Political Strategy for a Permanent Democratic Majority

What “Killed” the Democrats?

Over at TAPPED yesterday, my man Matt Yglesias took the occasion of Gary Hart’s op-ed on Iraq in the Washington Post to dismiss the idea that the McGovern campaign (which Hart ran), and its antiwar message, was the pivotal moment in the demise of the New Deal Coalition. No, sez Matt:

The truth, which lots of left-of-center people of various stripes seem to have a hard time dealing with, is that the old, dominant Democratic Party was dependent on white supremacist voters for its majority. Take a look at the 1960 electoral map and ask yourself how far John Kennedy would have gotten without this bloc. Nowadays, naturally, the Democrats can’t just bring that coalition back, and the party’s troubles in the South are rather different, but it was Lyndon Johnson’s embrace of civil rights, not the McGovern campaign, that killed the Democratic Party.

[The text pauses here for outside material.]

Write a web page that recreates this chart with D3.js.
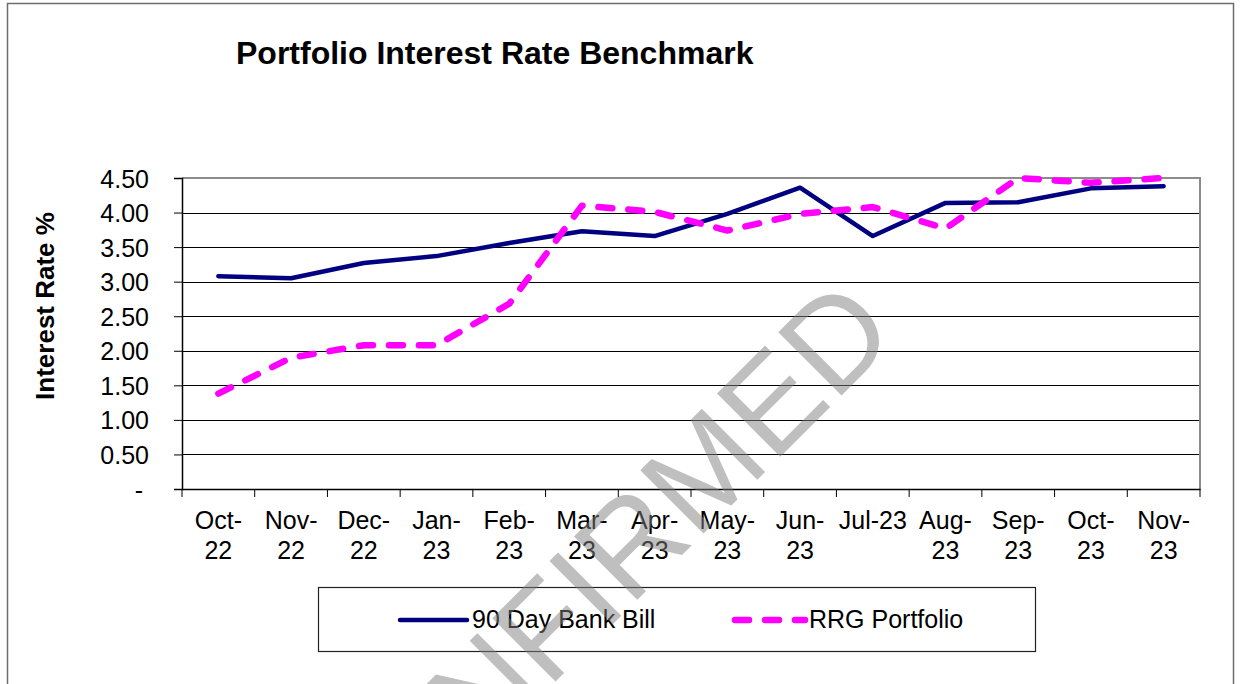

Well, that’s maybe half-right. Matt forgets that (1) McGovern managed to lose 38 of 39 states outside the Old Confederacy, including many where the 1968 Wallace vote was negligible; and (2) Jimmy Carter won in 1976 on a pro-Civil Rights platform with near-universal African-American support, along with most of the old Wallace voters, who must have been motivated by something other than racism to return to the Democratic Party. Sure, Watergate, and in the case of the South, regional pride enormously helped Carter. But let’s don’t forget that Carter, despite his quasi-pacifist image today, also ran a campaign that emphasized his tough-on-defense views and background as an Annapolis grad and nuclear sub officer. Carter supported Scoop Jackson in 1972, and never really came out against the Vietnam War. That legacy, along with his open religiosity, helped him among many Democrats who defected in 1972, and actually hurt him in some upscale WASPy areas where he ran behind McGovern. No–repeat, no–I am not arguing for the point of view that anti-Vietnam War views generally, or George McGovern specifically, “killed” the old Democratic majority. But nor was it simply the Civil Rights Act, either. What happened in the 1960s and 1970s was the acceleration of long trend beginning in the New Deal of the realignment of the two major parties as ideological rather than regional and ethnic-group coalitions. This involved a wide range of issues, international and domestic, and it happened in fits and starts, not really culminating in rigorously left-of-center and right-of-center parties until 1980 at the earliest, and 1994 at the latest.Ideological realignment helped and hurt both parties with particular constituencies. The Democratic civil rights commitment obviously alienated many white southerners and quite a few ethnic white Catholics elsewhere, but also created a remarkably durable bond with minority voters, along with a significant share of previously Republican white liberals. Similarly, the late-Cold War realignment of “hawks” towards the GOP and “doves” towards Democrats drove voters in both directions, too. But overall, realignment benefitted Republicans more, due to the enduring numerical advantage of conservatives over liberals. In our party, we are all still arguing over how to deal with ideological polarization, but as Matt suggests, it’s important to understand how it actually developed.